En fait, Babel est le symbole du règne d'une parole univoque, massifiée, technicisée, monstrueuse selon d'autres commentateurs (1), que Dieu a fait éclater en une multitude de langues (2) censées garantir la permanence de ce que Rilke appelait l'Ouvert. L'Ouverture des langues, leur infinie richesse, plutôt que l'Occlusion d'une fausse langue, éminemment technique, réduite à la seule volonté de l'agir humain, ayant transformé l'homme en rouage d'une immense Machine (3) qui n'aura d'autre but que de le rendre libre d'une fausse liberté éradiquant son inquiétude (4) : «À Babel, de fait, on célèbre l’agir, mais il n’y a pas trace d’une vraie réponse : chacun fait ce qu’il doit, de manière autonome et mécanique, mais cette obnubilation [faute corrigée] par le faire ne laisse plus le temps ni l’attention nécessaires que ce soit pour entendre la résonance du nom propre ou pour répondre à l’appel qui provient de l’autre, fût-ce quand l’autre lui-même n’a pas le temps d’appeler» (p. 107).
Point d'étonnement, en fin de compte, si l'homme redevenu animal corvéable est privé de nom, lui qui avait voulu, selon le texte biblique et l'analyse de Petrosino (5), égaler celui de Dieu par son œuvre démiurgique : «Dans la plaine de Shinéar […], [le nom propre] n’est plus la transmission d’un appel, la condition anarchique de possibilité de la demande, la parole qui ouvre et commence en sollicitant une réponse, le lieu par excellence où s’instaure la relation; il n’est plus que le terme, il devient ce terme à l’intérieur duquel le sujet, en se repliant totalement sur soi-même, est sûr de trouver, en délirant, le chiffre le plus profond de sa propre unité» (p. 127).

Notes
(1) «Mais reste entier le problème posé par le fait qu’une langue une, c’est-à-dire une langue parfaitement et entièrement motivée (dépourvue de tout arbitraire), parfaitement transparente, est une absurdité : ou bien il s’agit d’une langue, et elle n’est pas une, ou bien il s’agit d’autre chose que d’une langue. Une langue est un – un parmi d’autres possibles sans que l’exhaustivité puisse jamais être réalisée – découpage culturel et historique de la réalité par la pensée. Une langue une signifierait que la pensée et la réalité seraient congruentes […]», Pierre Bouretz, Marc de Launay, Jean-Louis Schefer, La tour de Babel (Desclée de Brouwer, 2003), p. 117.
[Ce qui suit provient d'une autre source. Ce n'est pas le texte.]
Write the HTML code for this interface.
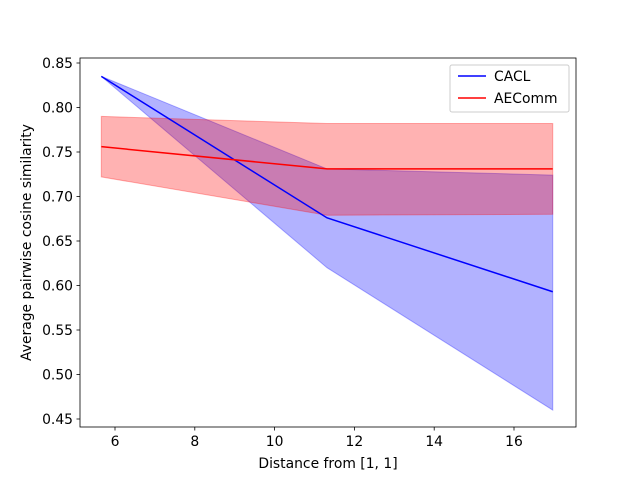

(2) En intervenant à Babel, en effet, Dieu réaffirme, contre l’unique langue, que Lui seul est la Parole, que le Logos, c’est Lui même, mais, en même temps, Il place également l’homme face à la positivité irréductible des paroles diverses, Il le reconduit face au logos de créature des diverses langues. Encore une fois, Il le disperse en le renvoyant – il lui en fait don – à la responsabilité de son travail avec, sur et à travers les paroles (p. 135, l'auteur souligne).
(3) «À Babel non seulement l’homme n’est plus Adam, ni Ève ni Caïn ni aucun des autres, de même qu’il n’est encore ni Abraham, ni Isaac ni Jacob ni aucun des autres, mais en vérité il n’est même plus «un homme» : il est «les hommes», un ensemble de briques qui se donnent le nom d’hommes et un ensemble d’hommes qui se vouent à être considérés, traités et finalement appelés comme des briques» (p. 108).
(4) «La suprématie babélienne de la construction sur le constructeur et sur le construire renvoie à une tentation magique. En y cédant, le sujet croit, espère, et finalement rêve de manière délirante qu’il va fermer la scène de la signifiance en mettant comme définitivement à distance l’inquiétude […] qui accompagne comme essentiellement, du début à la fin, son exister et est un élément constitutif de la définition même du sujet» (pp. 152-3).
(5) «À l’injonction de s’ouvrir au «Soyez féconds et multipliez-vous», Babel a répondu par le rassemblement du «Venez, construisons-nous, faisons-nous un nom». C’est cette réponse que l’intervention divine confond, déconstruit et met à la dérive» (p. 132).